O acontecimento no Rio não é um evento isolado. Vemos uma tendência mundial de eventos climáticos cada vez mais fortes. Para o Estado, porém, esses fenômenos são pontuais. Qual a avaliação que o senhor faz do despreparo do gestor público?
É fundamental que o país esteja muito melhor preparado para lidar com eventos climáticos extremos. Um fortalecimento da defesa civil, com legislação mais restritiva de ocupação de encostas e penalidades aos administradores públicos que não cumprem a legislação são algumas das medidas necessárias e urgentes.

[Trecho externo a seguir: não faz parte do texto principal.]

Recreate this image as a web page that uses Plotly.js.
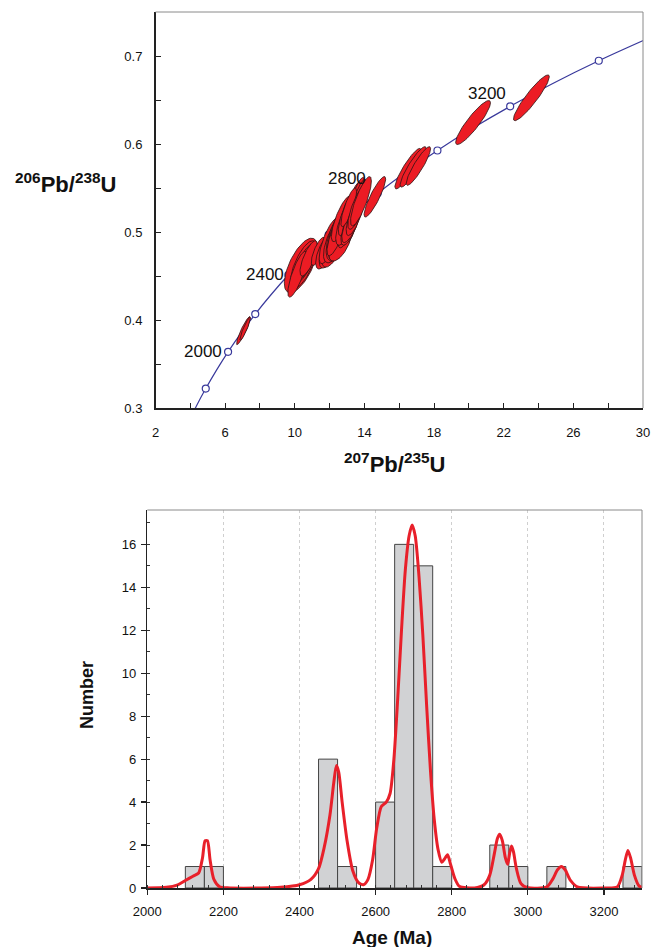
<!DOCTYPE html>
<html><head><meta charset="utf-8">
<script src="https://cdn.plot.ly/plotly-3.0.1.min.js"></script>
<style>html,body{margin:0;padding:0;background:#fff}#chart{width:652px;height:947px}</style>
</head><body><div id="chart"></div>
<script>
// ---- Concordia reference curve (age in Ma, 207Pb/235U, 206Pb/238U) ----
const concAge = [1600,1700,1800,1900,2000,2100,2200,2300,2400,2500,2600,2700,2800,2900,3000,3100,3200,3300,3400,3500];
const concX   = [3.8344,4.3348,4.8869,5.4961,6.1685,6.9105,7.7292,8.6326,9.6295,10.7297,11.9438,13.2834,14.7617,16.3929,18.1930,20.1795,22.3716,24.7904,27.4600,30.4056];
const concY   = [0.2817,0.3018,0.3221,0.3428,0.3638,0.3851,0.4067,0.4287,0.4511,0.4738,0.4968,0.5202,0.5440,0.5681,0.5926,0.6175,0.6428,0.6685,0.6946,0.7210];
const markerAges = [1800,2000,2200,2400,2600,2800,3000,3200,3400];
const labelAges  = [2000,2400,2800,3200];

// ---- Analyses: ellipse centres, 2-sigma half widths, error correlation ----
const ellX   = [7.05,7.15, 10.35,10.5,10.6,10.7,10.15,10.8,11.35,
  11.75,12.1,12.3,12.0, 12.5,12.6,12.7,12.55,12.8,12.65,12.9,12.45,12.75,12.85,13.0,12.6,12.95,13.05,12.35,12.7,
  13.1,13.2,13.3,13.0,13.4,13.15,13.25,13.5,13.35,13.55,13.7,13.1,13.45,13.6,13.8,
  14.6, 16.5,16.8,17.1, 20.24, 23.59];
const ellY   = [0.388,0.390, 0.462,0.463,0.465,0.466,0.452,0.470,0.478,
  0.478,0.484,0.488,0.490, 0.495,0.497,0.500,0.490,0.503,0.505,0.505,0.500,0.494,0.510,0.512,0.487,0.500,0.507,0.495,0.515,
  0.515,0.520,0.523,0.520,0.525,0.505,0.510,0.530,0.535,0.540,0.542,0.528,0.518,0.528,0.535,
  0.540, 0.572,0.574,0.575, 0.6244, 0.6525];
const ellSx  = [0.40,0.30, 0.95,0.75,0.60,0.45,0.55,0.50,0.40,
  0.55,0.70,0.75,0.60, 0.85,0.70,0.90,0.60,0.65,0.75,0.80,0.55,0.50,0.55,0.70,0.65,0.45,0.50,0.50,0.60,
  0.75,0.60,0.55,0.50,0.60,0.50,0.55,0.50,0.45,0.45,0.40,0.45,0.50,0.55,0.60,
  0.62, 0.75,0.75,0.70, 1.00, 1.03];
const ellSy  = [0.016,0.013, 0.031,0.027,0.022,0.018,0.026,0.020,0.016,
  0.020,0.025,0.028,0.026, 0.030,0.026,0.033,0.022,0.024,0.030,0.030,0.025,0.020,0.024,0.028,0.020,0.018,0.020,0.022,0.026,
  0.030,0.026,0.025,0.024,0.028,0.020,0.022,0.024,0.022,0.022,0.018,0.022,0.022,0.025,0.028,
  0.023, 0.023,0.023,0.022, 0.025, 0.026];
const ellRho = [0.92,0.92, 0.65,0.70,0.75,0.75,0.80,0.75,0.75,
  0.65,0.70,0.70,0.75, 0.70,0.72,0.65,0.70,0.75,0.75,0.70,0.78,0.70,0.75,0.72,0.60,0.75,0.75,0.75,0.78,
  0.75,0.75,0.78,0.78,0.78,0.70,0.75,0.82,0.82,0.82,0.82,0.82,0.75,0.78,0.82,
  0.88, 0.90,0.90,0.90, 0.90, 0.92];

// ---- Histogram (50 Ma bins) ----
const binStart = [2100,2150,2450,2500,2600,2650,2700,2750,2900,2950,3050,3250];
const binCount = [1,1,6,1,4,16,15,1,2,1,1,1];
const binWidth = 50;

// ---- Probability density curve ----
const pdfAge = [2000,2050,2080,2100,2120,2135,2145,2152,2158,2165,2175,2190,2210,2300,2350,2400,2430,2450,2465,2480,2490,2497,2503,2512,2525,2540,2555,2568,2580,2592,2603,2615,2628,2638,2648,2658,2668,2678,2688,2696,2704,2714,2724,2734,2744,2754,2764,2774,2781,2789,2797,2808,2820,2860,2885,2900,2912,2920,2926,2933,2941,2947,2952,2957,2962,2970,2982,3000,3050,3065,3078,3088,3098,3112,3130,3200,3235,3248,3256,3263,3270,3280,3292,3300];
const pdfVal = [0,0.03,0.15,0.35,0.55,0.7,1.4,2.2,2.2,1.3,0.4,0.06,0.01,0,0.03,0.15,0.4,0.9,1.9,3.4,4.9,5.7,5.4,4.0,2.2,0.8,0.25,0.15,0.4,1.3,2.8,3.8,4.0,4.4,6.0,8.8,12.0,14.8,16.4,16.9,16.4,14.5,11.8,8.5,5.5,3.2,1.8,1.2,1.35,1.55,1.1,0.45,0.08,0,0.15,0.6,1.6,2.3,2.5,2.2,1.4,1.1,1.6,1.95,1.7,0.9,0.2,0.01,0.05,0.4,0.85,1.0,0.85,0.35,0.05,0,0.05,0.6,1.3,1.75,1.4,0.6,0.1,0.03];

const FONT = 'Liberation Sans, Arial, Helvetica, sans-serif';
const BLUE = '#3a3a9c';
const traces = [];

// concordia line
traces.push({type:'scatter', mode:'lines', x:concX, y:concY, xaxis:'x', yaxis:'y',
  line:{color:BLUE, width:1.2, shape:'spline'}, hoverinfo:'skip'});
// concordia age markers
const mIdx = markerAges.map(a => concAge.indexOf(a));
traces.push({type:'scatter', mode:'markers', x:mIdx.map(i=>concX[i]), y:mIdx.map(i=>concY[i]),
  xaxis:'x', yaxis:'y', marker:{symbol:'circle', size:7, color:'#fff', line:{color:BLUE, width:1.2}}});
// ellipses
for (let k=0;k<ellX.length;k++){
  const xs=[], ys=[]; const q=Math.sqrt(1-ellRho[k]*ellRho[k]);
  for (let j=0;j<=72;j++){ const t=2*Math.PI*j/72;
    xs.push(ellX[k]+ellSx[k]*Math.cos(t));
    ys.push(ellY[k]+ellSy[k]*(ellRho[k]*Math.cos(t)+q*Math.sin(t))); }
  traces.push({type:'scatter', mode:'lines', x:xs, y:ys, xaxis:'x', yaxis:'y', fill:'toself',
    fillcolor:'#ec1c24', line:{color:'#2b1414', width:0.8}, hoverinfo:'skip'});
}
// histogram bars
traces.push({type:'bar', x:binStart.map(b=>b+binWidth/2), y:binCount, width:binStart.map(()=>binWidth),
  xaxis:'x2', yaxis:'y2', marker:{color:'#d1d2d4', line:{color:'#444', width:1}}});
// pdf curve
traces.push({type:'scatter', mode:'lines', x:pdfAge, y:pdfVal, xaxis:'x2', yaxis:'y2',
  line:{color:'#e8202a', width:3, shape:'spline', smoothing:0.7}});

// age labels
const ageLabelShift = {2000:[-4,0], 2400:[-2,1], 2800:[-10,15], 3200:[-2,13]};
const annotations = labelAges.map(a => { const i = concAge.indexOf(a); return {
  x:concX[i], y:concY[i], xref:'x', yref:'y', text:String(a), showarrow:false,
  xanchor:'right', yanchor:'middle', xshift:ageLabelShift[a][0], yshift:ageLabelShift[a][1],
  font:{family:FONT, size:17, color:'#111'} }; });

annotations.push({xref:'paper', yref:'paper', x:395/652, y:1-463/947, text:'<b><sup>207</sup>Pb/<sup>235</sup>U</b>',
  showarrow:false, xanchor:'center', yanchor:'middle', font:{family:FONT, size:22, color:'#111'}});
annotations.push({xref:'paper', yref:'paper', x:66/652, y:1-183/947, text:'<b><sup>206</sup>Pb/<sup>238</sup>U</b>',
  showarrow:false, xanchor:'center', yanchor:'middle', font:{family:FONT, size:22, color:'#111'}});
annotations.push({xref:'paper', yref:'paper', x:392/652, y:1-937/947, text:'<b>Age (Ma)</b>',
  showarrow:false, xanchor:'center', yanchor:'middle', font:{family:FONT, size:19, color:'#111'}});
annotations.push({xref:'paper', yref:'paper', x:87/652, y:1-695/947, text:'<b>Number</b>', textangle:-90,
  showarrow:false, xanchor:'center', yanchor:'middle', font:{family:FONT, size:18, color:'#111'}});

const tX = [155.5/652, 643/652], tY = [1-408/947, 1-12/947];
const bX = [147.3/652, 642/652], bY = [1-888/947, 1-510/947];
const border = (x0,y0,x1,y1)=>({type:'line', xref:'paper', yref:'paper', x0, y0, x1, y1, line:{color:'#8a8a8a', width:1}});
const shapes = [
  border(tX[0],tY[1],tX[1],tY[1]), border(tX[1],tY[0],tX[1],tY[1]),
  border(bX[0],bY[1],bX[1],bY[1]), border(bX[1],bY[0],bX[1],bY[1])
];

const tickfont = {family:FONT, size:13, color:'#111'};
const layout = {
  width:652, height:947, margin:{l:0,r:0,t:0,b:0}, showlegend:false,
  paper_bgcolor:'#fff', plot_bgcolor:'#fff', font:{family:FONT},
  xaxis:{domain:tX, anchor:'y', range:[2,30], tick0:2, dtick:4, ticks:'inside', ticklen:5, tickwidth:1, tickcolor:'#222',
    minor:{dtick:2, ticks:'inside', ticklen:5, tickwidth:1, tickcolor:'#222'},
    showline:true, linecolor:'#222', linewidth:1.5, showgrid:false, zeroline:false, tickfont, ticklabelstandoff:12},
  yaxis:{domain:tY, anchor:'x', range:[0.3,0.75], tick0:0.3, dtick:0.1, tickformat:'.1f', ticks:'inside', ticklen:5, tickwidth:1, tickcolor:'#222',
    minor:{dtick:0.05, ticks:'inside', ticklen:5, tickwidth:1, tickcolor:'#222'},
    showline:true, linecolor:'#222', linewidth:1.5, showgrid:false, zeroline:false, tickfont, ticklabelstandoff:9},
  xaxis2:{domain:bX, anchor:'y2', range:[2000,3300], tick0:2000, dtick:200, ticks:'outside', ticklen:5, tickwidth:1.2, tickcolor:'#222',
    minor:{dtick:40, ticks:'inside', ticklen:3, tickwidth:1, tickcolor:'#333'},
    showline:true, linecolor:'#222', linewidth:1.5, showgrid:true, gridcolor:'#cfcfcf', griddash:'dot', gridwidth:1,
    zeroline:false, tickfont, ticklabelstandoff:6},
  yaxis2:{domain:bY, anchor:'x2', range:[0,17.6], tick0:0, dtick:2, ticks:'outside', ticklen:5, tickwidth:1.2, tickcolor:'#222',
    minor:{dtick:1, ticks:'inside', ticklen:3, tickwidth:1, tickcolor:'#333'},
    showline:true, linecolor:'#222', linewidth:1.5, showgrid:false, zeroline:false, tickfont, ticklabelstandoff:2},
  annotations, shapes
};
Plotly.newPlot('chart', traces, layout, {staticPlot:true, displayModeBar:false});
</script></body></html>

A possibilidade de que inundações e secas fortes sejam mais frequentes é alta. Recentemente até a região Amazônica foi palco de secas intensas. O despreparo do poder público é muito grande no Brasil.



Não há redes extensas de radares que possam prever alta precipitação em curto prazo, e nas poucas regiões onde estes radares existem (São Paulo e Rio de Janeiro), a informação não chega à Defesa Civil a tempo de uma ação efetiva.
As equipes de defesa civil tem que possuir profissionais capacitados em várias áreas e equipamentos e sistemas de alerta eficientes e rápidos. Infelizmente isso ainda tem que ser feito.
Chuvas torrenciais, de muito volume, seca extrema e prolongada. Podemos dizer que isto será o futuro do Brasil caso nada se faça para evitar o atual modelo de gestão ambiental?
Precisamos reduzir as emissões de gases de efeito estufa o quanto antes, para que os efeitos ambientais sejam o menor possível. Se permitirmos que a temperatura suba acima de 2.5 a 3 graus centígrados em média, o impacto econômico e social será muito forte, com um aumento forte da incidência de eventos climáticos extremos como inundações.
Sem uma forte redução de emissões, este cenário poderá ocorrer em 2050-2060, mas é importante observar que nesta década talvez já possamos identificar o papel do homem no aumento da incidência de fenômenos climáticos extremos.